Professor, could you share with us how it all started for you? What triggered your interest in Economics, and Development Economics in particular? And how have you been keeping yourself inspired in everyday work from graduate school till now?

My interest in Economics came because of an amazing professor I had at the ENS in France, Daniel Cohen. He made economics look like the most useful and at the same time the most fun thing to do. That was how I came to Economics. Once in Economics, the jump to Development Economics was so straightforward that I don’t quite remember how it happened. Something like falling in love. What I do remember, though, was the sense that I had found a field that took in all of economics, and the sense that whatever the size and quality of the contribution I could make, I’d be fulfilled making it. Now of course, like all love, soon came the hard work of actually making it work. My master’s thesis was on health issues in Indonesia, and I have no recollection of how that got started. After that, I really wanted to get a chance to work in sub-Saharan Africa, but I couldn’t find a job. I did, however, get an opportunity to go to Harvard on an exchange program. I got there in August, and by December I had gotten the opportunity I was looking for — I had gotten hired as a field research assistant for a series of research projects Michael Kremer was doing in rural Kenya with Esther Duflo and Ted Miguel. It was in January 2001 that my development economics training truly began.  I learned not only how to manage research work on a day to day basis, I also learned how to think through the realities I could see on the ground through the lens of economics, and how to generate research questions.

Nowadays, staying inspired is easy. I learn so much from each and every one of my research projects, from the interactions with respondents, colleagues, and students, the back and forth within the academic and policy community. I am reminded almost every day of how lucky I am to have a job in which I can both help others learn and learn new stuff all the time.

As graduate students in Economics, we are working hard each day to prepare for job placement in the future. We find your story particularly inspirational for those of us who aim at placement in the United States. How was your career movement from Ph.D at EHESS & PSE – DELTA in Europe to Stanford – a top 10 university in the United States?

I started at Dartmouth College, then moved to UCLA, then to Stanford. The toughest part was getting the first job, at Dartmouth, because I didn’t have much on my CV at the time. I was just very lucky that they took a bet on me, and then gave me great resources to accomplish a lot in my two years there. Getting that Dartmouth job was just the best and luckiest thing that ever happened to me.

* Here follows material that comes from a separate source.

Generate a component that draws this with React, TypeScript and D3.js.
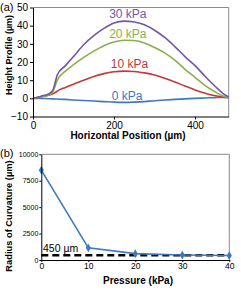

Working hard every day, as you say you are doing, is the right way to do it. But try not to be too strategic, in the sense of reading and gaming the market. Instead focus on doing work that you find meaningful, on building a research agenda around work that will make you want to do more and more of it.

How do you see Development Economics growing as a field? What will be the future of randomized controlled trials and what do you think the new research trend will be?

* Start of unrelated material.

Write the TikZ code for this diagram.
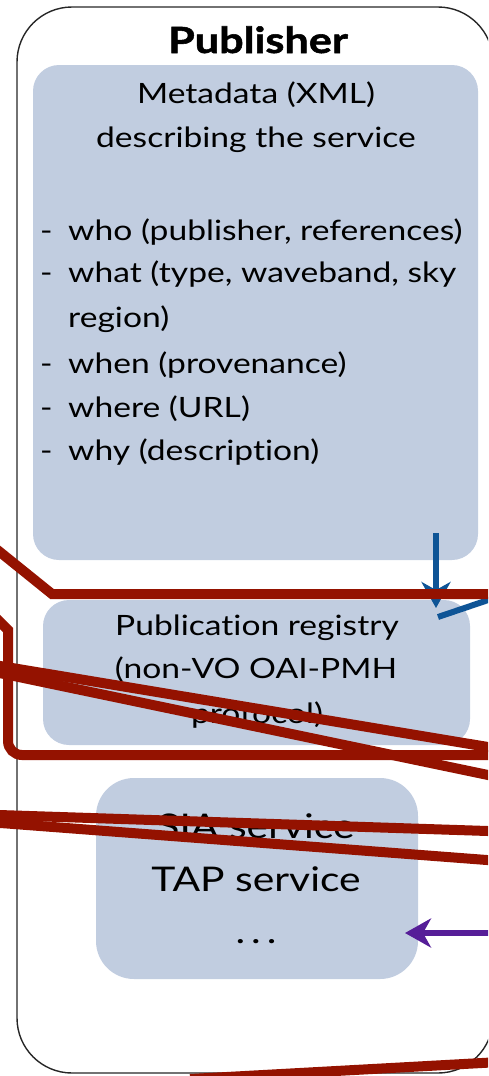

As data availability from developing countries increase (thanks to the IT revolution), I believe that Development Economics will permeate every field. We already have now a lot of the public finance folks using data from developing countries. More and more in Trade. Soon it will be IO. So I am really hopeful that more and more researchers from other fields will take an interest in development once they realize that the research questions and methods they specialize in can now be answered/applied to more contexts.

As for RCTs,they are only a tool. And we continue using tools as long as they serve. So as long as RCTs serve to answer important questions then they will have their place in the toolkit.

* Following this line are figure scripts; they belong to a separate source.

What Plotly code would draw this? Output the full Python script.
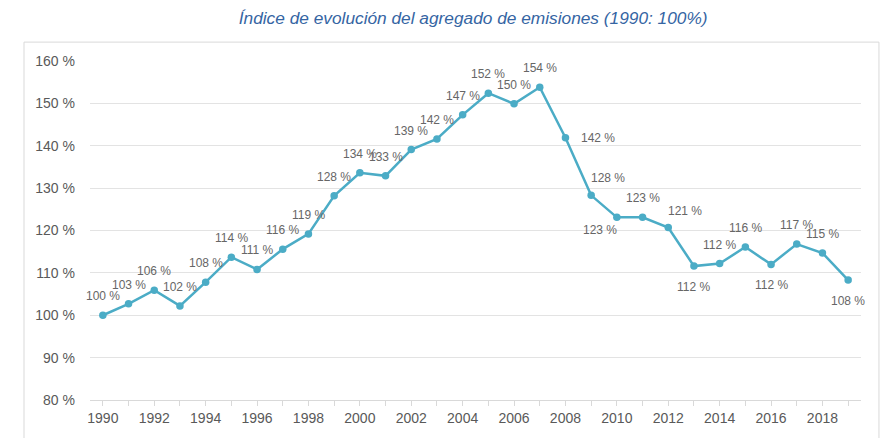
import plotly.graph_objects as go

# Emissions index, 1990 = 100 %
years = list(range(1990, 2020))
index_pct = [100.0, 102.7, 105.9, 102.2, 107.8, 113.7, 110.8, 115.6, 119.2, 128.2,
             133.6, 132.9, 139.1, 141.6, 147.3, 152.4, 149.9, 153.8, 141.9, 128.3,
             123.1, 123.1, 120.7, 111.6, 112.2, 116.1, 112.0, 116.8, 114.7, 108.3]

# where each data label sits relative to its point
label_pos = ['t'] * 18 + ['r', 'tr', 'bl', 't', 'tr', 'b', 't', 't', 'b', 't', 't', 'b']

shifts = {
    't': (0, 19),
    'b': (0, -21),
    'r': (33, 0),
    'tr': (17, 17),
    'bl': (-17, -13),
}

fig = go.Figure()
fig.add_trace(go.Scatter(
    x=years, y=index_pct,
    mode='lines+markers',
    line=dict(color='#4BACC6', width=2.5),
    marker=dict(color='#4BACC6', size=7.5),
    hovertemplate='%{x}: %{y:.1f} %<extra></extra>',
))

for yr, val, pos in zip(years, index_pct, label_pos):
    dx, dy = shifts[pos]
    fig.add_annotation(x=yr, y=val, text=f'{val:.0f} %', showarrow=False,
                       xshift=dx, yshift=dy,
                       font=dict(family='Liberation Sans', size=12, color='#666666'))

# chart frame
fig.add_shape(type='rect', xref='paper', yref='paper',
              x0=-0.0856, x1=1.0233, y0=-0.3, y1=1.0557,
              line=dict(color='#D9D9D9', width=1), layer='below')

# page body adds an 8 px offset, so the figure is a bit smaller than the window
fig.update_layout(
    width=881, height=430,
    margin=dict(l=82, r=28, t=53, b=36),
    paper_bgcolor='white', plot_bgcolor='white',
    showlegend=False,
    title=dict(text='<i>Índice de evolución del agregado de emisiones (1990: 100%)</i>',
               x=0.528, xanchor='center', y=0.977, yanchor='middle',
               font=dict(family='Liberation Sans', size=17.3, color='#3565A3')),
    font=dict(family='Liberation Sans', color='#595959'),
)

fig.update_xaxes(
    range=[1989.5, 2019.5], tickmode='linear', tick0=1990, dtick=2,
    ticks='outside', ticklen=5, tickcolor='#D9D9D9',
    minor=dict(tickmode='linear', tick0=1990, dtick=1, ticks='outside', ticklen=5, tickcolor='#D9D9D9'),
    showline=True, linecolor='#D9D9D9', linewidth=1,
    showgrid=False, zeroline=False,
    tickfont=dict(size=14, color='#595959'),
)
fig.update_yaxes(
    range=[80, 160], tickmode='linear', tick0=80, dtick=10,
    ticksuffix=' %', showgrid=True, gridcolor='#E3E3E3', gridwidth=1,
    zeroline=False, showline=False, ticks='', ticklabelstandoff=14,
    tickfont=dict(size=14, color='#595959'),
)

fig.write_html('out.html')
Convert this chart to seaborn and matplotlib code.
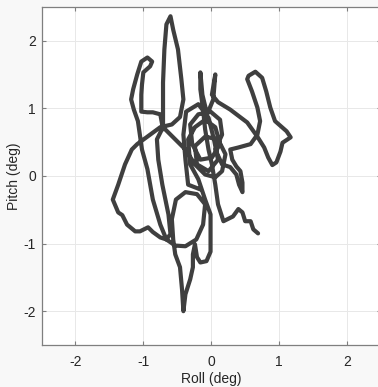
import pandas as pd
import matplotlib
matplotlib.use("Agg")
import matplotlib.pyplot as plt
import seaborn as sns

# Attitude trace, degrees (in drawing order)
roll = [
    0.69, 0.62, 0.58, 0.50, 0.46, 0.40, 0.32, 0.18, 0.10, 0.06,
    0.01, -0.04, -0.09, -0.12, -0.16, -0.16, -0.13, -0.06, 0.03, 0.06, 0.01,
    0.10, 0.28, 0.53, 0.68, 0.78, 0.84, 0.90, 0.96, 1.02, 1.05, 1.17, 1.11,
    0.94, 0.87, 0.81, 0.75, 0.65, 0.55, 0.53, 0.60, 0.68, 0.72, 0.68, 0.58,
    0.40, 0.28,
    0.31, 0.37, 0.43, 0.46, 0.46, 0.41, 0.37, 0.28, 0.16,
    0.06, 0.16, 0.13, -0.01, -0.19, -0.31, -0.28, -0.16, 0.01, 0.13, 0.06,
    -0.09, -0.24, -0.34, -0.31, -0.19,
    -0.09, -0.01, -0.01, -0.01, -0.07, -0.16, -0.21, -0.24, -0.27, -0.27,
    -0.31, -0.38, -0.41, -0.43, -0.46, -0.53, -0.56, -0.58, -0.52, -0.38,
    -0.21, -0.09, -0.12, -0.22, -0.38, -0.53, -0.66,
    -0.75, -0.86, -0.93, -1.05, -1.12, -1.24, -1.31, -1.37, -1.45, -1.37,
    -1.27, -1.17, -1.09, -0.90, -0.75, -0.58,
    -0.46, -0.41, -0.44, -0.49, -0.56, -0.60, -0.66, -0.69, -0.71, -0.71, -0.71,
    -0.75, -0.86, -0.94, -1.03, -1.03, -1.02, -1.00, -0.90, -0.87, -0.94,
    -1.03, -1.09, -1.15, -1.18, -1.14, -1.08,
    -1.02, -0.94, -0.86, -0.75, -0.66, -0.60, -0.63, -0.72, -0.78, -0.80,
    -0.71, -0.53, -0.38, -0.24, -0.09, 0.06, 0.16,
    0.21, 0.10, -0.09, -0.24, -0.21, -0.04, 0.10, 0.04, -0.04, -0.19,
    -0.37, -0.41, -0.38, -0.34, -0.16,
]
pitch = [
    -0.85, -0.79, -0.67, -0.67, -0.54, -0.49, -0.60, -0.67, -0.42, -0.13,
    0.17, 0.39, 0.69, 0.98, 1.28, 1.53, 1.20, 0.91, 1.13, 1.50, 1.20,
    1.09, 0.98, 0.79, 0.58, 0.42, 0.27, 0.16, 0.20, 0.36, 0.49, 0.57, 0.66,
    0.81, 1.01, 1.25, 1.45, 1.54, 1.48, 1.43, 1.25, 1.01, 0.81, 0.61, 0.47,
    0.42, 0.39,
    0.24, 0.14, 0.07, -0.10, -0.24, -0.13, 0.02, 0.13, 0.17,
    0.39, 0.61, 0.83, 0.95, 0.91, 0.76, 0.47, 0.24, 0.27, 0.47, 0.72,
    0.83, 0.72, 0.54, 0.17, -0.05,
    -0.35, -0.57, -0.86, -1.12, -1.26, -1.28, -1.20, -1.01, -1.16, -1.35,
    -1.53, -1.75, -2.00, -1.68, -1.35, -1.16, -0.94, -0.64, -0.35, -0.24,
    -0.27, -0.42, -0.72, -0.94, -1.04, -1.03, -0.94,
    -0.91, -0.83, -0.76, -0.82, -0.82, -0.72, -0.58, -0.54, -0.35, -0.13,
    0.17, 0.39, 0.47, 0.61, 0.72, 0.76,
    0.87, 1.13, 1.43, 1.87, 2.16, 2.36, 2.24, 1.87, 1.38, 0.98, 0.69,
    0.91, 0.94, 0.94, 0.95, 1.20, 1.35, 1.53, 1.62, 1.69, 1.75,
    1.69, 1.50, 1.28, 1.13, 0.98, 0.81,
    0.39, 0.10, -0.35, -0.72, -0.94, -0.86, -0.57, -0.13, 0.24, 0.54,
    0.72, 0.54, 0.39, 0.17, 0.02, -0.02, 0.07,
    0.32, 0.54, 0.58, 0.44, 0.17, 0.07, 0.24, 0.54, 0.86, 1.06,
    0.95, 0.61, 0.24, -0.13, -0.20,
]
ticks = [-2, -1, 0, 1, 2]

df = pd.DataFrame({"roll": roll, "pitch": pitch})

sns.set_theme(style="whitegrid")
plt.rcParams["font.family"] = ["Liberation Sans", "DejaVu Sans"]
plt.rcParams["axes.unicode_minus"] = False

fig = plt.figure(figsize=(3.78, 3.87), dpi=100, facecolor="#f8f8f8")
ax = fig.add_axes([0.1098, 0.1085, 0.898, 0.874])
ax.set_facecolor("white")

sns.lineplot(data=df, x="roll", y="pitch", sort=False, estimator=None,
             color="#3f3f3f", linewidth=3.0, ax=ax,
             solid_joinstyle="round", solid_capstyle="round")

ax.set_xlim(-2.5, 2.5)
ax.set_ylim(-2.5, 2.5)
ax.set_xticks(ticks)
ax.set_yticks(ticks)
ax.grid(True, color="#e8e8e8", linewidth=0.7)
for s in ax.spines.values():
    s.set_color("#7f7f7f")
    s.set_linewidth(0.9)
ax.tick_params(direction="in", length=3, width=0.8, color="#7f7f7f",
               labelsize=10, labelcolor="#262626", top=True, right=True,
               bottom=True, left=True)
ax.tick_params(axis="x", pad=7)
ax.tick_params(axis="y", pad=4)
ax.set_xlabel("Roll (deg)", fontsize=10, color="#262626", labelpad=2)
ax.set_ylabel("Pitch (deg)", fontsize=10, color="#262626", labelpad=2)

fig.savefig("out.png", dpi=100, facecolor=fig.get_facecolor())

We know that most of your work focuses on (western) Kenya. To what degree can your findings be translated to other contexts?

A: It’s true my early work was mostly in Kenya; as I said earlier it’s where I got my start as a research assistant 17 years ago. But now 12 years after getting my PhD, I have done work in many other countries in sub-Saharan Africa. Currently I work in Cote d’Ivoire, Burkina Faso, Ghana, Ethiopia, Malawi. And in India, even.

I think the question of external validity depends on what the question is. If you test a specific hypothesis that goes against standard theory, then finding that it holds in at least one place in the world may be enough to warrant rethinking the standard theory. If you test whether a specific type of intervention affects people’s lives, then it is more likely to be context specific. This is why I do a lot of replication – I have been doing replications of my own studies in different contexts, and I find it fascinating and instructive.

As a Development economist, your work is closely linked to the World Bank. What are your views on the interplay between the academic world and World Bank? Furthermore, what are some of the things that you have noticed at the Bank that could be improved in order to better target the poor in developing countries?

I consider in your question that the World Bank is a stand-in for the policy world in general, a world that includes NGOs, governments, private firms and foundations. I see the policy world as both collaborator and intended audience of my research. We benefit by grounding our work in theirs and they benefit from the findings that come out of academic work, both for conceptualizing their work and for nuancing the design of programmatic interventions. They can also help generate additional evidence: say researchers do a small efficacy trial, then the Bank can do an at-scale effectiveness trial. Both are important. As for the “operations” side of the World Bank, I cannot comment too much because I have never worked in that, and what’s more I have not followed how they operate very closely.

For our final question, we would like to hear your views on the role of women in Economics and in academia in general. Have you encountered moments when you felt this route is not an easy one for women? What do you think could be changed so that more women can participate and progress in their career equally with men?

It is tough for women for many reasons that are too long to get into in a short piece. But let me bring up one aspect that is not discussed enough. I believe women are hurt by the fact that economics is tech-biased in a stupid way. That is, unless a paper has some hard math in it, or some hard estimation, economists think less of it. This attitude comes from an assumption that those who do non-technical work are not smart enough to do technical work, that they couldn’t do it if they tried (and so they do “fluffy” stuff). Yet very many important and policy relevant questions e.g. in health, education, don’t need any hard math or hard estimation. They instead need careful data collection, careful experimental designs. Those are very hard to do well too, but not as valued. And since so far women have been more likely to choose these important policy relevant questions, they have been less likely to display their technical side. As a result women are associated with “inferior” topics and methods. I hope that your generation will shed this stupid attitude and make the environment much more supportive of everyone.

Professor, thank you very much for your answers. We appreciate that you spend time for the TI Times and look forward to meeting you in person in Amsterdam this June!